Я поспешно отступил. Бобби поставил на пол огромный бумажный мешок и развязал рюкзак. Затем осторожно вынул из мешка стеклянные ящики. В одном был пчелиный улей, в другом — осиное гнездо. Пчелы уже успокоились и сновали по своим пчелиным делам, но осам все это явно не нравилось.
— Ладно, Бобби, — произнес я, ухмыляясь. Я не мог сдержаться. — Что у тебя на сей раз?
Он расстегнул рюкзак и вынул баночку из-под майонеза, наполовину заполненную прозрачной жидкостью.
— Видишь?
— Да. Похоже на воду. Или это огненная вода?

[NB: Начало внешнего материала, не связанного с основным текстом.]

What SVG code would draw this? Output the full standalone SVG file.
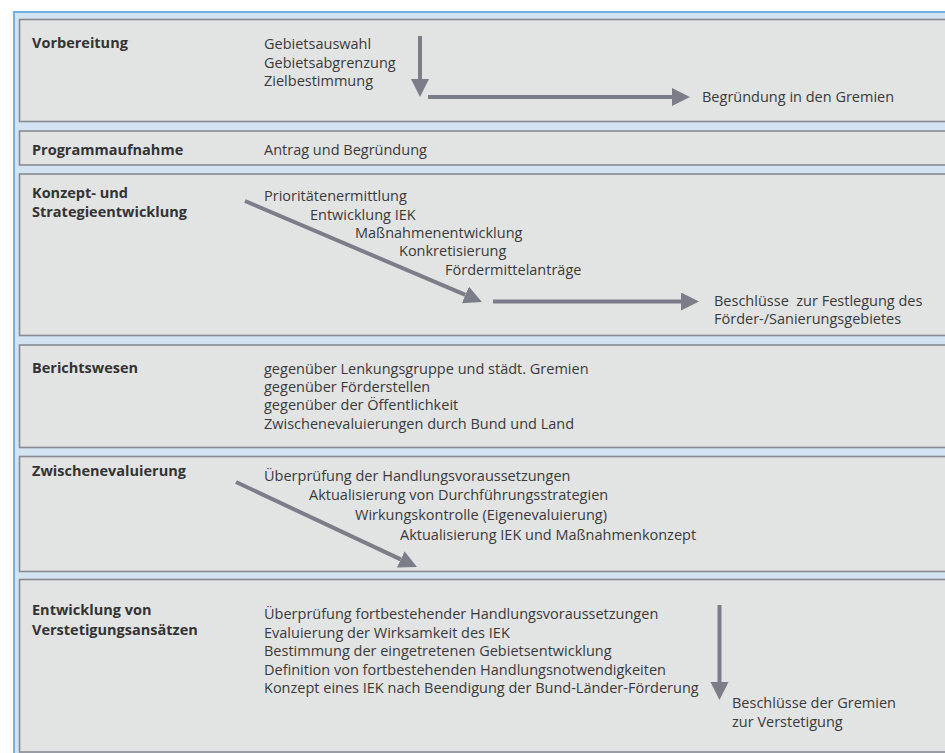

— И то, и другое, поверь. Взято из артезианской скважины в Ла-Плате — городке в семидесяти километрах восточнее Уэйко, и это концентрат, выделенный из восемнадцати литров воды. У меня там настоящая винокурня, Гови, но не думаю, что правительство будет меня преследовать. — Его ухмылка стала шире. — Это все-таки вода, но в то же время самый удивительный самогон из всех знакомых человечеству.
— Никак не усеку, о чем ты.
— Конечно, не сечешь. Но поймешь. Знаешь что, Гови?
— Что?
— Если пришибленный род человеческий сумеет продержаться еще шесть месяцев, спорю, что смогу сохранить его навсегда.
Он поднял баночку из-под майонеза, и увеличенный ею глаз Бобби уставился на меня сквозь нее с чрезвычайно торжественным видом.
— Это великая вещь, — отчеканил он. — Лекарство от самой тяжелой болезни, жертвой которой становится гомо сапиенс.
— Рака?
— Ничего подобного, — возразил Бобби. — Войны. Пьяных драк. Убийств из-за угла. Всей этой гадости. Где у тебя ванная, Гови? Зубы взывают.